▶ Task to complete
Using the material below, print a verbatim copy of every line from the one containing "Convert this diagram to TikZ code." through the one containing "(f2) at (340,597)", inclusive, and omit the pictures.

▶ Data listing
++++
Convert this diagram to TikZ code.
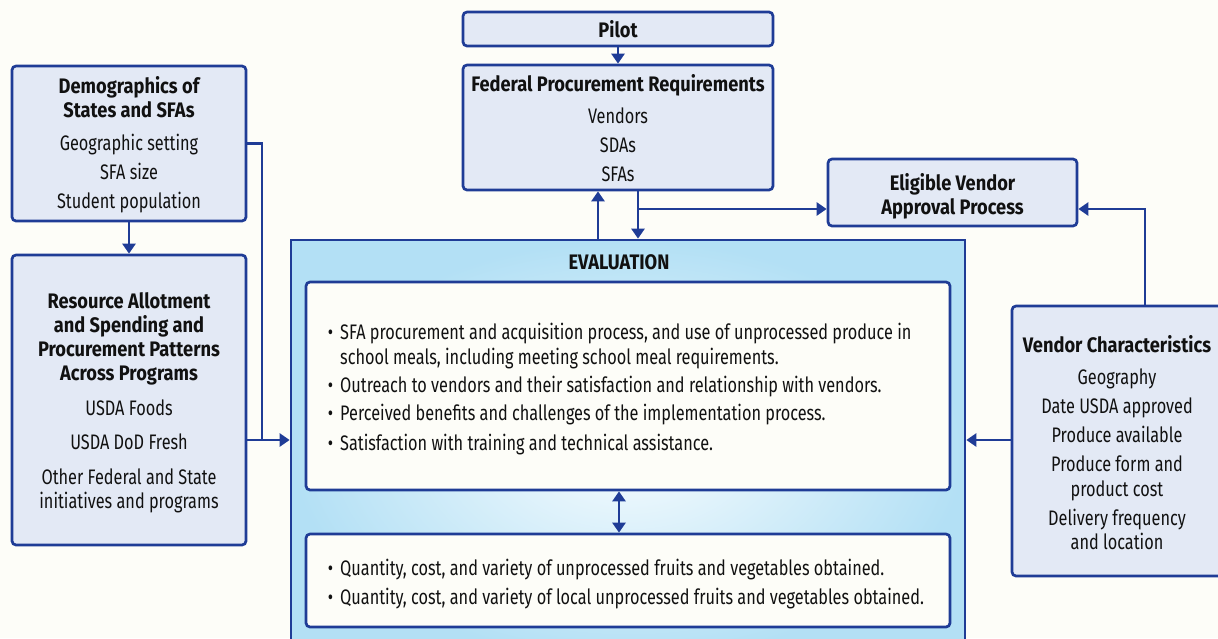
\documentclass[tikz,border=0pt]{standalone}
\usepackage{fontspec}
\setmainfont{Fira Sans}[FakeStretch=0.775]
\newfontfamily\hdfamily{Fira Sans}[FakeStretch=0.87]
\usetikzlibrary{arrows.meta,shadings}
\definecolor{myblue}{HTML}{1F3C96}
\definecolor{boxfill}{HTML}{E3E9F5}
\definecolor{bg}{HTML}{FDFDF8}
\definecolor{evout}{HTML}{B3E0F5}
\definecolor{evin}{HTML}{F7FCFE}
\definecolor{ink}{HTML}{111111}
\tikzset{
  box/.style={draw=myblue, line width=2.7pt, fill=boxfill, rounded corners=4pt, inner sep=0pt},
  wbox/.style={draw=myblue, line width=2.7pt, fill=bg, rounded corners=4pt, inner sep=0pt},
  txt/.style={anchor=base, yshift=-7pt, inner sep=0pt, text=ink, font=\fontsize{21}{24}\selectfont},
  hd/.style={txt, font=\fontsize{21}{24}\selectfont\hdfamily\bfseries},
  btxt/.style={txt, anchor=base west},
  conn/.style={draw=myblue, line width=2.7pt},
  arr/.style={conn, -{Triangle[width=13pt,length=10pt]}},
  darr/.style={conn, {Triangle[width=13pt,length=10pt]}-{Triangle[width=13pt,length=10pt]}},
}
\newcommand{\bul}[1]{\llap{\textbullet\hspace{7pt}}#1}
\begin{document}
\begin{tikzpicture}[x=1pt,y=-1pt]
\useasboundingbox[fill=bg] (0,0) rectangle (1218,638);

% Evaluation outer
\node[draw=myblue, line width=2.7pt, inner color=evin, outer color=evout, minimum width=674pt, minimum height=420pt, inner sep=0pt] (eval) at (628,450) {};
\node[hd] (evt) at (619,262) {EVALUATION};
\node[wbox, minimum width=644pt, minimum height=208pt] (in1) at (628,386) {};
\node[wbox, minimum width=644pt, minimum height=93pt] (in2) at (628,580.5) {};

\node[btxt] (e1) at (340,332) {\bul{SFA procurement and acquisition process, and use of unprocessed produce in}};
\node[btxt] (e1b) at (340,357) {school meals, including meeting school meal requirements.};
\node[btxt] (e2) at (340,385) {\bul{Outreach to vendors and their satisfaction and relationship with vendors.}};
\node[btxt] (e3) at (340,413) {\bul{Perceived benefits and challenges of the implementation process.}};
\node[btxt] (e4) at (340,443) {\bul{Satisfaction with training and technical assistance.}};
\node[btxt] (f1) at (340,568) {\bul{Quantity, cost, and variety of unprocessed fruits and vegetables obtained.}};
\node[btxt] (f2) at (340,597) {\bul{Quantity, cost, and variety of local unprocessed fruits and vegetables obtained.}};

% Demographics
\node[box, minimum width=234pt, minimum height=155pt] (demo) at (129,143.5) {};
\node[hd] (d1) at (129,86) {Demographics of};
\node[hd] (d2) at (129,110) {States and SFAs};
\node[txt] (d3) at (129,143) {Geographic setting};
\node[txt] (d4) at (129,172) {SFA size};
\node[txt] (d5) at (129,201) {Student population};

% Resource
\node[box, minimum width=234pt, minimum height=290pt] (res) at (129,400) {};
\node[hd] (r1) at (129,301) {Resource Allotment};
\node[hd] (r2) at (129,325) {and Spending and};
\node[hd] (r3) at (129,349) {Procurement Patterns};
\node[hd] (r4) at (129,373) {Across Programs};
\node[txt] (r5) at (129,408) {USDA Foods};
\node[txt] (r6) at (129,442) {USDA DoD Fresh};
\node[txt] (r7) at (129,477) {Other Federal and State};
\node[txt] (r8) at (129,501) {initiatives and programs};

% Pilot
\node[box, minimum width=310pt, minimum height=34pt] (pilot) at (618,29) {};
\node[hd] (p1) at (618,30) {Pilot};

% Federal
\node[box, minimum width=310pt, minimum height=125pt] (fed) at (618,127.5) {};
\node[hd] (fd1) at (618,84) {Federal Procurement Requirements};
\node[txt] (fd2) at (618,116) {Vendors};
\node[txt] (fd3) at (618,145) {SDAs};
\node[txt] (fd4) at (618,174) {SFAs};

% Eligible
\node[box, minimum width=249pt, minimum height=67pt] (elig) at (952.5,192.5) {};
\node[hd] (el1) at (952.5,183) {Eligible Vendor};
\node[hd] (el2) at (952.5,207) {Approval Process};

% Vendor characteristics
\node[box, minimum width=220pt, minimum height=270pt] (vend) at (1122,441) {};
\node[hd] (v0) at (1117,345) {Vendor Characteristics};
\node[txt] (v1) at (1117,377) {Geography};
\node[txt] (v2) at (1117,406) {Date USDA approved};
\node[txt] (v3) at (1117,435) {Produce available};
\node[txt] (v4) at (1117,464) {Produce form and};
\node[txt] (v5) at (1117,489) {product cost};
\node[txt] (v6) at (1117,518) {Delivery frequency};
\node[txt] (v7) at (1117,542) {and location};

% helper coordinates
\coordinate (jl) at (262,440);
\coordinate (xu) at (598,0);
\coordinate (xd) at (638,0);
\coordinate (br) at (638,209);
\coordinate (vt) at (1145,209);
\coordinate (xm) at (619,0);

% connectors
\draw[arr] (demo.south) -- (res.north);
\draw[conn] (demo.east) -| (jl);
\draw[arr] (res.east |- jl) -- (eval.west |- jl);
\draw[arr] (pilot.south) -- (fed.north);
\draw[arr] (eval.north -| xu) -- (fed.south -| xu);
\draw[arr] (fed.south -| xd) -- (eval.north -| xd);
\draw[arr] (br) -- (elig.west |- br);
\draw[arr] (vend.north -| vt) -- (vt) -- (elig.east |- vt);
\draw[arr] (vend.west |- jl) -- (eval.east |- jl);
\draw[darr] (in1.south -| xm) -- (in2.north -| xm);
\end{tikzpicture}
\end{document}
++++
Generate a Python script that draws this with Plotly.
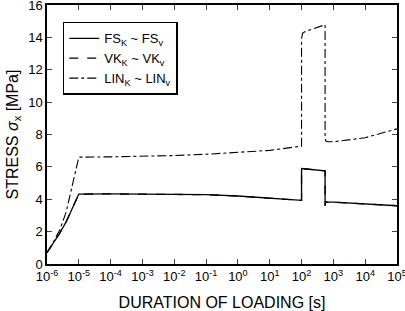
++++
▶ Answer to this task
Convert this diagram to TikZ code.
\documentclass[tikz,border=0pt]{standalone}
\usepackage{fontspec}
\setmainfont{Fira Sans}[FakeStretch=0.775]
\newfontfamily\hdfamily{Fira Sans}[FakeStretch=0.87]
\usetikzlibrary{arrows.meta,shadings}
\definecolor{myblue}{HTML}{1F3C96}
\definecolor{boxfill}{HTML}{E3E9F5}
\definecolor{bg}{HTML}{FDFDF8}
\definecolor{evout}{HTML}{B3E0F5}
\definecolor{evin}{HTML}{F7FCFE}
\definecolor{ink}{HTML}{111111}
\tikzset{
  box/.style={draw=myblue, line width=2.7pt, fill=boxfill, rounded corners=4pt, inner sep=0pt},
  wbox/.style={draw=myblue, line width=2.7pt, fill=bg, rounded corners=4pt, inner sep=0pt},
  txt/.style={anchor=base, yshift=-7pt, inner sep=0pt, text=ink, font=\fontsize{21}{24}\selectfont},
  hd/.style={txt, font=\fontsize{21}{24}\selectfont\hdfamily\bfseries},
  btxt/.style={txt, anchor=base west},
  conn/.style={draw=myblue, line width=2.7pt},
  arr/.style={conn, -{Triangle[width=13pt,length=10pt]}},
  darr/.style={conn, {Triangle[width=13pt,length=10pt]}-{Triangle[width=13pt,length=10pt]}},
}
\newcommand{\bul}[1]{\llap{\textbullet\hspace{7pt}}#1}
\begin{document}
\begin{tikzpicture}[x=1pt,y=-1pt]
\useasboundingbox[fill=bg] (0,0) rectangle (1218,638);

% Evaluation outer
\node[draw=myblue, line width=2.7pt, inner color=evin, outer color=evout, minimum width=674pt, minimum height=420pt, inner sep=0pt] (eval) at (628,450) {};
\node[hd] (evt) at (619,262) {EVALUATION};
\node[wbox, minimum width=644pt, minimum height=208pt] (in1) at (628,386) {};
\node[wbox, minimum width=644pt, minimum height=93pt] (in2) at (628,580.5) {};

\node[btxt] (e1) at (340,332) {\bul{SFA procurement and acquisition process, and use of unprocessed produce in}};
\node[btxt] (e1b) at (340,357) {school meals, including meeting school meal requirements.};
\node[btxt] (e2) at (340,385) {\bul{Outreach to vendors and their satisfaction and relationship with vendors.}};
\node[btxt] (e3) at (340,413) {\bul{Perceived benefits and challenges of the implementation process.}};
\node[btxt] (e4) at (340,443) {\bul{Satisfaction with training and technical assistance.}};
\node[btxt] (f1) at (340,568) {\bul{Quantity, cost, and variety of unprocessed fruits and vegetables obtained.}};
\node[btxt] (f2) at (340,597) {\bul{Quantity, cost, and variety of local unprocessed fruits and vegetables obtained.}};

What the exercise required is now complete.